Brief

NJ governor moves for more control over profits of state's largest payer

Dive Brief:

  • New Jersey Gov. Chris Christie is seeking more state oversight of Horizon Blue Cross Blue Shield of New Jersey after the nonprofit insurer reportedly declined to add $300 million to the state addition-treatment fund in February, reported the Wall Street Journal.

  • The governor proposed the state’s Department of Banking and Insurance have more control over Horizon’s finances, add state-appointed members to the company’s board and require the company disclose executive and lobbyist salaries and bonuses.

  • Christie also asked that the insurer deposit profits that exceed reserves to remain in good standing with the Blue Cross Blue Shield Association into a revolving account for health services for low-income residents.

Dive Insight:

Christie, whose term is up in January and who ran an unsuccessful campaign for president last year, is known for taking on special interests. What’s different about this fight is he’s suggesting more governmental oversight over a big business in New Jersey.

It's baffling to political watchers why Christie would buck his party's stance against interfering in businesses, but he is known for standing his ground. Democratic Assemblywoman Sheila Oliver said in a statement that Christie should instead put his energy into saving the Affordable Care Act. "The governor's proposed action actually sets a precedent," she said. "Republicans always lament governmental overreach into the private sector, and yet here's the governor proposing to do just that." 

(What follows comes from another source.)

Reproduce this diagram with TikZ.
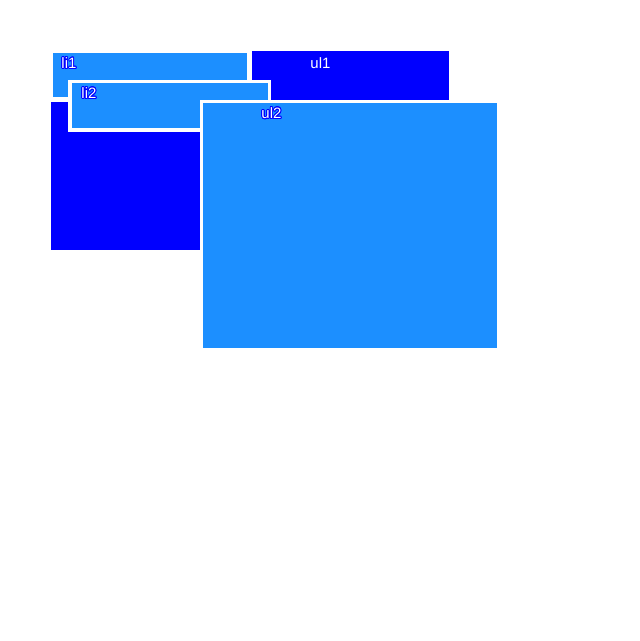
\documentclass[tikz,border=0pt]{standalone}
\usepackage{fontspec}
\setmainfont{Liberation Sans}
\usepackage{contour}
\contourlength{0.9pt}
\definecolor{dodger}{RGB}{28,143,255}

\tikzset{
  tag/.style={font=\fontsize{15}{17}\selectfont, text=white, inner sep=0pt},
  item/.style={fill=dodger, draw=white},
}

\begin{document}
\begin{tikzpicture}[x=1pt, y=-1pt]

  \useasboundingbox[fill=white] (0,0) rectangle (640,641);

  % outer list
  \fill[blue] (51,51) rectangle (449,250);
  \node[tag] (ul1) at (320.5,63.5) {ul1};

  % items of the list
  \draw[item, line width=5pt] (50,50.5) rectangle (249.5,99.5);
  \node[tag] (li1) at (69,63.5) {\contour{blue}{li1}};

  \draw[item, line width=3.5pt] (70,81.5) rectangle (269.5,130);
  \node[tag] (li2) at (89,93.5) {\contour{blue}{li2}};

  % inner list
  \draw[item, line width=3pt] (201.5,101.5) rectangle (498,349);
  \node[tag] (ul2) at (271.5,113.5) {\contour{blue}{ul2}};

\end{tikzpicture}
\end{document}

While Christie accused the payer's executives of spending too much on lobbying and beach homes for themselves, the Horizon Foundation for New Jersey issued a press release last week promoting its work on opioid addiction.

The f promoted its $250,000 grant to the Partnership for a Drug-Free New Jersey, which will result in a series of 17 “Knock Out Opioid Abuse” open forums about prevention and best practices for those addicted. The forums will target “communities heavily impacted” by the opioid crisis.

Horizon Blue Cross Blue Shield of New Jersey said it has paid more than $315 million in claims related to substance abuse, including $150.6 million in claims in 2016. The payer said $54.2 million of those claims went to treat opioid addiction.

Horizon Blue Cross Blue Shield of New Jersey is the state’s largest health insurance company and covers 3.8 million people. It reported $12.2 billion in revenue last year.